The report’s numbers represent an increase of 11% in the number of homicides in comparison to 2010 and has brought the death toll of the so-called “War on Drugs” to 47,515 deaths since President Calderón began his anti-narcotics campaign in December 2006.
Of the total deaths, 10,200 were classified as executions, 1,652 were encounters with authorities, 740 were direct aggression attacks, and 340 were a result of clashes between organized crime groups.
The Office of Mexico’s Attorney General stated that the “violence remains concentrated in certain areas of the country.” The official report declares that Ciudad Juárez is the most violent city in Mexico, as it is an area of dispute between the Sinaloa and Juarez cartels, a dispute that has contributed to 1,206 of the 2,276 total deaths in the state of Chihuahua.
The tourist destination of Acapulco comes in as the second most violent city contributing 795 deaths to the overall death toll. As reported last Summer by the Law Enforcement Examiner, mass graves were discovered in Acapulco and the once prosperous resort area has suffered a significant reduction in tourism.
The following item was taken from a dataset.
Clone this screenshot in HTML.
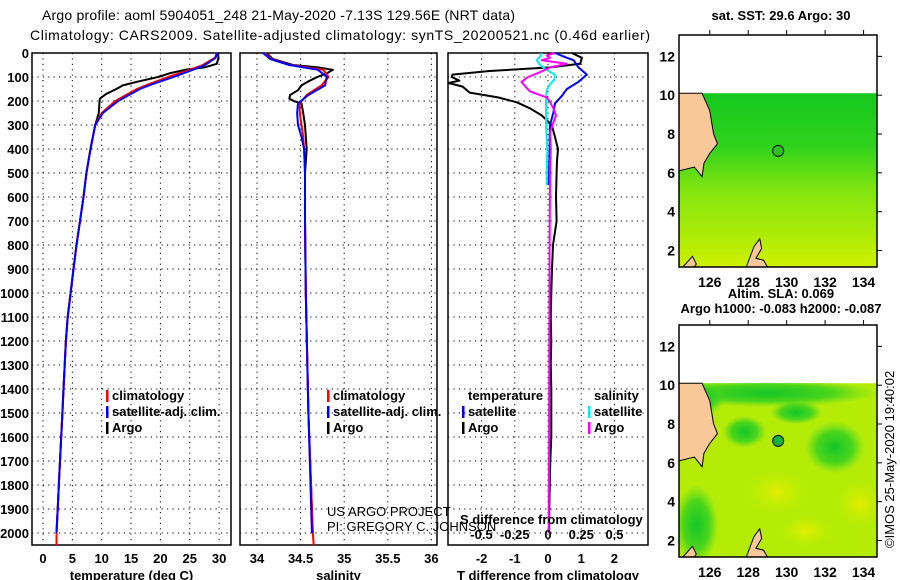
<!DOCTYPE html>
<html><head><meta charset="utf-8"><style>
html,body{margin:0;padding:0;background:#fff;}
svg{display:block;font-family:"Liberation Sans",sans-serif;}
.tk{font-size:13px;font-weight:bold;fill:#000;}
.tt{font-size:14px;fill:#000;}
.lg{font-size:13px;font-weight:bold;fill:#000;}
.grid{stroke:#000;stroke-width:1;stroke-dasharray:1.2 4.2;}
</style></head><body>
<svg id="c" width="900" height="580" viewBox="0 0 900 580" xmlns="http://www.w3.org/2000/svg">
<defs>
<linearGradient id="sstg" x1="0" y1="0" x2="0" y2="1">
<stop offset="0" stop-color="#14c81e"/><stop offset="0.3" stop-color="#2ed21c"/><stop offset="0.55" stop-color="#80e410"/><stop offset="1" stop-color="#cdf000"/>
</linearGradient>
<radialGradient id="y1" cx="0.5" cy="0.5" r="0.5"><stop offset="0" stop-color="#e4ec00"/><stop offset="1" stop-color="#c8f000" stop-opacity="0"/></radialGradient>
<radialGradient id="g1" cx="0.5" cy="0.5" r="0.5"><stop offset="0" stop-color="#12c42a"/><stop offset="0.6" stop-color="#30d020" stop-opacity="0.8"/><stop offset="1" stop-color="#50d820" stop-opacity="0"/></radialGradient>
<clipPath id="fieldclip"><rect x="679" y="383" width="198" height="174"/></clipPath>
</defs>
<text class="tt" x="42" y="20" textLength="473">Argo profile: aoml 5904051_248 21-May-2020 -7.13S 129.56E (NRT data)</text>
<text class="tt" x="30" y="40" textLength="620">Climatology: CARS2009. Satellite-adjusted climatology: synTS_20200521.nc (0.46d earlier)</text>
<g id="panels"></g>
<g id="maps"></g>
<text x="894" y="548" transform="rotate(-90 894 548)" style="font-size:13px">©IMOS 25-May-2020 19:40:02</text>
</svg>
<script>
// depth levels (dbar)
const depthTicks=[0,100,200,300,400,500,600,700,800,900,1000,1100,1200,1300,1400,1500,1600,1700,1800,1900,2000];
const tempTicks=[0,5,10,15,20,25,30];
const salTicks=[34,34.5,35,35.5,36];
const salTickLabels=["34","34.5","35","35.5","36"];
const tdTicks=[-2,-1,0,1,2];
const sdTicks=[-0.5,-0.25,0,0.25,0.5];
const sdTickLabels=["-0.5","-0.25","0","0.25","0.5"];

// temperature profiles
const tArgoD=[0,20,45,60,70,85,100,120,135,150,170,190,210,250,300,400,500,600,700,800,900,1000,1100,1200,1300,1400,1500,1600,1700,1800,1900,2000];
const tArgoV=[29.8,29.9,29.6,27.5,24.2,21.5,19.6,16,13.6,12.5,10.8,9.7,9.6,9.5,8.9,8.1,7.4,6.9,6.3,5.7,5.2,4.7,4.2,3.9,3.7,3.5,3.3,3.1,2.9,2.7,2.5,2.3];
const tClimD=[0,20,50,70,100,130,150,200,250,300,400,500,600,700,800,900,1000,1100,1200,1300,1400,1500,1600,1700,1800,1900,2000,2050];
const tClimV=[29.6,29.3,27.2,25,21.3,18,16,12.3,10,8.9,8.1,7.4,6.9,6.3,5.7,5.2,4.7,4.2,3.9,3.7,3.5,3.3,3.1,2.9,2.7,2.5,2.3,2.3];
const tSatD=[0,20,50,70,100,130,150,200,250,300,400,500,600,700,800,900,1000,1100,1200,1300,1400,1500,1600,1700,1800,1900,2000];
const tSatV=[29.7,29.4,27.6,25.5,22.2,18.6,16.5,12.8,10.2,8.9,8.1,7.4,6.9,6.3,5.7,5.2,4.7,4.2,3.9,3.7,3.5,3.3,3.1,2.9,2.7,2.5,2.3];

// salinity profiles
const sArgoD=[0,25,50,60,70,85,100,120,135,155,175,190,200,210,250,300,350,400,500,700,1000,1500,2000];
const sArgoV=[34.11,34.18,34.41,34.7,34.87,34.8,34.69,34.58,34.51,34.47,34.38,34.37,34.42,34.51,34.53,34.55,34.56,34.57,34.55,34.55,34.56,34.59,34.64];
const sClimD=[0,25,50,70,100,135,175,210,250,300,350,400,500,700,1000,1500,2000,2050];
const sClimV=[34.09,34.16,34.38,34.76,34.82,34.74,34.57,34.49,34.49,34.51,34.53,34.54,34.55,34.55,34.56,34.59,34.64,34.65];
const sSatD=[0,25,50,70,100,135,175,210,250,300,350,400,500,700,1000,1500,2000];
const sSatV=[34.07,34.15,34.37,34.7,34.8,34.78,34.59,34.47,34.46,34.47,34.51,34.54,34.55,34.55,34.56,34.59,34.63];

// difference profiles
const dTArgoD=[0,20,30,45,60,75,90,100,115,125,140,165,185,205,230,260,300,350,400,450,500,600,700,800,900,1000,1100,1200,1300,1400,1500,1600,1700,1800,1900,2000];
const dTArgoV=[0.72,1.02,1.0,0.97,0.06,-1.76,-2.88,-2.9,-2.67,-3.0,-2.57,-2.36,-1.51,-0.95,-0.55,-0.19,0.11,0.21,0.3,0.27,0.26,0.24,0.26,0.15,0.12,0.1,0.08,0.1,0.08,0.1,0.1,0.1,0.07,0.05,0.04,0.03];
const dTSatD=[0,20,30,60,90,120,150,180,210,250,300,350,400,500,550];
const dTSatV=[0.21,0.57,0.77,0.92,1.17,0.92,0.57,0.41,0.21,0.16,0.06,0.05,0.05,0.03,0.02];
const dSSatD=[0,15,30,50,70,90,110,130,155,200,300,400,500,550];
const dSSatV=[-0.047,-0.06,-0.085,-0.06,-0.01,0.05,0.05,0.015,-0.01,-0.015,-0.015,-0.005,-0.01,-0.01];
const dSArgoD=[0,10,20,30,45,60,80,100,120,140,160,185,205,230,260,290,330,400,500,800,1200,1600,2000];
const dSArgoV=[0.05,-0.01,0.015,-0.047,0.14,0.015,-0.06,-0.15,-0.2,-0.17,-0.135,-0.01,0.015,0.04,0.06,0.04,0.015,0.02,0.015,0.012,0.01,0.008,0.005];

// map data
const mapLonTicks=[126,128,130,132,134];
const mapLatTicks=[2,4,6,8,10,12];
const argoLon=129.56, argoLat=7.13;

const NS="http://www.w3.org/2000/svg";
function mk(tag,attrs,parent,text){const e=document.createElementNS(NS,tag);for(const k in attrs)e.setAttribute(k,attrs[k]);if(text!==undefined)e.textContent=text;parent.appendChild(e);return e;}
const P=document.getElementById('panels');
const yD=d=>53+d*0.24;
const TOP=53,BOT=545;

function panel(name,x0,x1,xs,ticks,labels,title){
  const g=mk('g',{},P);
  
  
  depthTicks.forEach(d=>{if(d>0){const l=mk('line',{x1:x0,x2:x1,y1:yD(d),y2:yD(d),class:'grid'},g);}});
  ticks.forEach((t,i)=>{const x=xs(t);const l=mk('line',{x1:x,x2:x,y1:TOP,y2:BOT,class:'grid'},g);
    const tx=mk('text',{x:x,y:563,class:'tk','text-anchor':'middle'},g,labels[i]);});
  const r=mk('rect',{x:x0,y:TOP,width:x1-x0,height:BOT-TOP,fill:'none',stroke:'#000','stroke-width':1.5},g);
  
  const at=mk('text',{x:(x0+x1)/2,y:580,class:'tk','text-anchor':'middle'},g,title);
  
  return g;
}
function line(g,name,D,V,xs,color,w){
  const pts=D.map((d,i)=>xs(V[i]).toFixed(1)+','+yD(d).toFixed(1)).join(' ');
  const p=mk('polyline',{points:pts,fill:'none',stroke:color,'stroke-width':w||2,'stroke-linejoin':'round'},g);
  
  
}
function legend(g,x,y,color,label){
  const r=mk('rect',{x:x-6,y:y-10,width:2.5,height:12,fill:color},g);
  
  const t=mk('text',{x:x,y:y,class:'lg'},g,label);
  
}

// y-axis labels
depthTicks.forEach(d=>{const t=mk('text',{x:29,y:yD(d)+5,class:'tk','text-anchor':'end'},P,String(d));});

// panel 1 temperature
const xT=v=>43+v*5.87;
const g1=panel('temperature-panel',32,231,xT,tempTicks,tempTicks.map(String),'temperature (deg C)');
line(g1,'temp-argo-line',tArgoD,tArgoV,xT,'#000');
line(g1,'temp-climatology-line',tClimD,tClimV,xT,'#f00');
line(g1,'temp-satellite-line',tSatD,tSatV,xT,'#00f');
legend(g1,112,400,'#f00','climatology');
legend(g1,112,416,'#00f','satellite-adj. clim.');
legend(g1,112,432,'#000','Argo');

// panel 2 salinity
const xS=v=>257+(v-34)*87.2;
const g2=panel('salinity-panel',240,437,xS,salTicks,salTickLabels,'salinity');
line(g2,'sal-argo-line',sArgoD,sArgoV,xS,'#000');
line(g2,'sal-climatology-line',sClimD,sClimV,xS,'#f00');
line(g2,'sal-satellite-line',sSatD,sSatV,xS,'#00f');
legend(g2,333,400,'#f00','climatology');
legend(g2,333,416,'#00f','satellite-adj. clim.');
legend(g2,333,432,'#000','Argo');
const c1=mk('text',{x:327,y:516,style:'font-size:13px'},g2,'US ARGO PROJECT');
const c2=mk('text',{x:327,y:531,style:'font-size:13px'},g2,'PI: GREGORY C. JOHNSON');

// panel 3 differences
const xTD=v=>Math.max(448,548+v*33.2);
const xSD=v=>548+v*133;
const g3=panel('difference-panel',448,648,xTD,tdTicks,tdTicks.map(String),'T difference from climatology');
line(g3,'tdiff-argo-line',dTArgoD,dTArgoV,xTD,'#000');
line(g3,'tdiff-satellite-line',dTSatD,dTSatV,xTD,'#00f');
line(g3,'sdiff-satellite-line',dSSatD,dSSatV,xSD,'#0ee');
line(g3,'sdiff-argo-line',dSArgoD,dSArgoV,xSD,'#f0f');
const lt=mk('text',{x:468,y:400,class:'lg'},g3,'temperature');
const ls=mk('text',{x:594,y:400,class:'lg'},g3,'salinity');
legend(g3,468,416,'#00f','satellite');
legend(g3,468,432,'#000','Argo');
legend(g3,594,416,'#0ee','satellite');
legend(g3,594,432,'#f0f','Argo');
const st=mk('text',{x:460,y:524,class:'lg'},g3,'S difference from climatology');
sdTicks.forEach((s,i)=>{const t=mk('text',{x:xSD(s),y:539,class:'lg','text-anchor':'middle'},g3,sdTickLabels[i]);});

// maps
const M=document.getElementById('maps');
function map(name,top,bot,titleLines,second){
  const x0=679,x1=877;
  const lon=v=>x0+(v-124.4)*(x1-x0)/(134.7-124.4);
  const lat=v=>bot-(v-1.15)*(bot-top)/(13.1-1.15);
  const g=mk('g',{},M);
  
  
  const yT=lat(10.1);
  const f=mk('rect',{x:x0,y:yT,width:x1-x0,height:bot-yT,fill:second?'#b4ec08':'url(#sstg)'},g);
  
  if(second){
    const bg=mk('g',{'clip-path':'url(#fieldclip)'},g);
    
    [[129,9.6,110,14,'g1'],[132.5,6.8,30,26,'g1'],[127.8,7.6,22,16,'g1'],[125.3,2.8,22,40,'g1'],[130.5,8.6,26,12,'g1'],[125.5,9.3,25,18,'g1'],[133.8,3.9,24,24,'y1'],[129.5,4.5,30,22,'y1'],[131,2.5,26,16,'y1']].forEach(b=>{
      const e=mk('ellipse',{cx:lon(b[0]),cy:lat(b[1]),rx:b[2],ry:b[3],fill:'url(#'+b[4]+')'},bg);
      
    });
  }
  // land
  const land=[[124.4,10.1],[125.6,10.1],[126,9.2],[126.2,8],[126.4,7.5],[126,7],[125.7,6.5],[125.6,5.8],[125.2,6.3],[124.4,6.1]];
  const pl=mk('polygon',{points:land.map(p=>lon(p[0])+','+lat(p[1])).join(' '),fill:'#f8c898',stroke:'#000','stroke-width':1},g);
  
  const isl=[[127.9,1.15],[128.3,2.2],[128.6,2.6],[128.7,2.1],[128.4,1.6],[128.8,1.5],[129,1.15]];
  const p2=mk('polygon',{points:isl.map(p=>lon(p[0])+','+lat(p[1])).join(' '),fill:'#f8c898',stroke:'#000','stroke-width':1},g);
  
  const isl2=[[124.6,1.15],[125.1,1.7],[125.3,1.3],[125.2,1.15]];
  const p3=mk('polygon',{points:isl2.map(p=>lon(p[0])+','+lat(p[1])).join(' '),fill:'#f8c898',stroke:'#000','stroke-width':1},g);
  
  const fr=mk('rect',{x:x0,y:top,width:x1-x0,height:bot-top,fill:'none',stroke:'#000','stroke-width':1.5},g);
  
  const ci=mk('circle',{cx:lon(argoLon),cy:lat(argoLat),r:5.5,fill:second?'#14b040':'#30c020',stroke:'#000','stroke-width':1},g);
  
  mapLonTicks.forEach(v=>{
    const l=mk('line',{x1:lon(v),x2:lon(v),y1:top-5,y2:top,stroke:'#000'},g);
    const t=mk('text',{x:lon(v),y:bot+20,class:'tk','text-anchor':'middle',style:'font-size:14px'},g,String(v));
  });
  mapLatTicks.forEach(v=>{
    const l=mk('line',{x1:x1,x2:x1+5,y1:lat(v),y2:lat(v),stroke:'#000'},g);
    const t=mk('text',{x:675,y:lat(v)+5,class:'tk','text-anchor':'end',style:'font-size:14px'},g,String(v));
  });
  titleLines.forEach(tl=>{const t=mk('text',{x:781,y:tl[1],class:'lg','text-anchor':'middle'},g,tl[0]);});
}
map('sst-map',35,267,[['sat. SST: 29.6 Argo: 30',20]],false);
map('sla-map',325,557,[['Altim. SLA: 0.069',298],['Argo h1000: -0.083 h2000: -0.087',313]],true);
</script>
</body></html>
The Mexican government’s report indicates the top six state contributors of violence by noting that Chihuahua registered 2,276 homicides, Guerrero had 1,533, Tamualipas had 1,153, Sinaloa had 1,100, Veracruz had 538, and Baja California which includes Tijuana had 250.
The Attorney General’s office also pointed out that “2011 is the first year that the death rate is less than previous years.” They indicated that from 2010 to 2011, the amount of deaths increased by 11% compared to 2009 to 2010 when it increased 70%, while from 2008 to 2009 it went up 63%, and finally it increased by 110% from 2007 to 2008.
The report, according to the Attorney General, was calculated according to information that was given to local authorities of the Federal Government. He added that the authorities are utilizing the available legal and technological capacities to assist state government in their investigations.
The last report to be released by Mexico’s Federal Government was in January of 2011.
In addition to Calderon’s government report, the Citizen Council for Public Safety and Justice recently released the 2011 list of the 50 most violent cities in the world. 12 Mexican cities were included on the list while five were in the top ten, including Ciudad Juárez, Acapulco, Torreón, Chihuahua, and Durango. From the lists released in the past years, Monterrey and Veracruz have been added, while Tijuana, Matamoros, and Reynosa have no longer been included.
Of the 50 cities on the list, 40 are in Latin America, including 12 in Mexico and five in Colombia.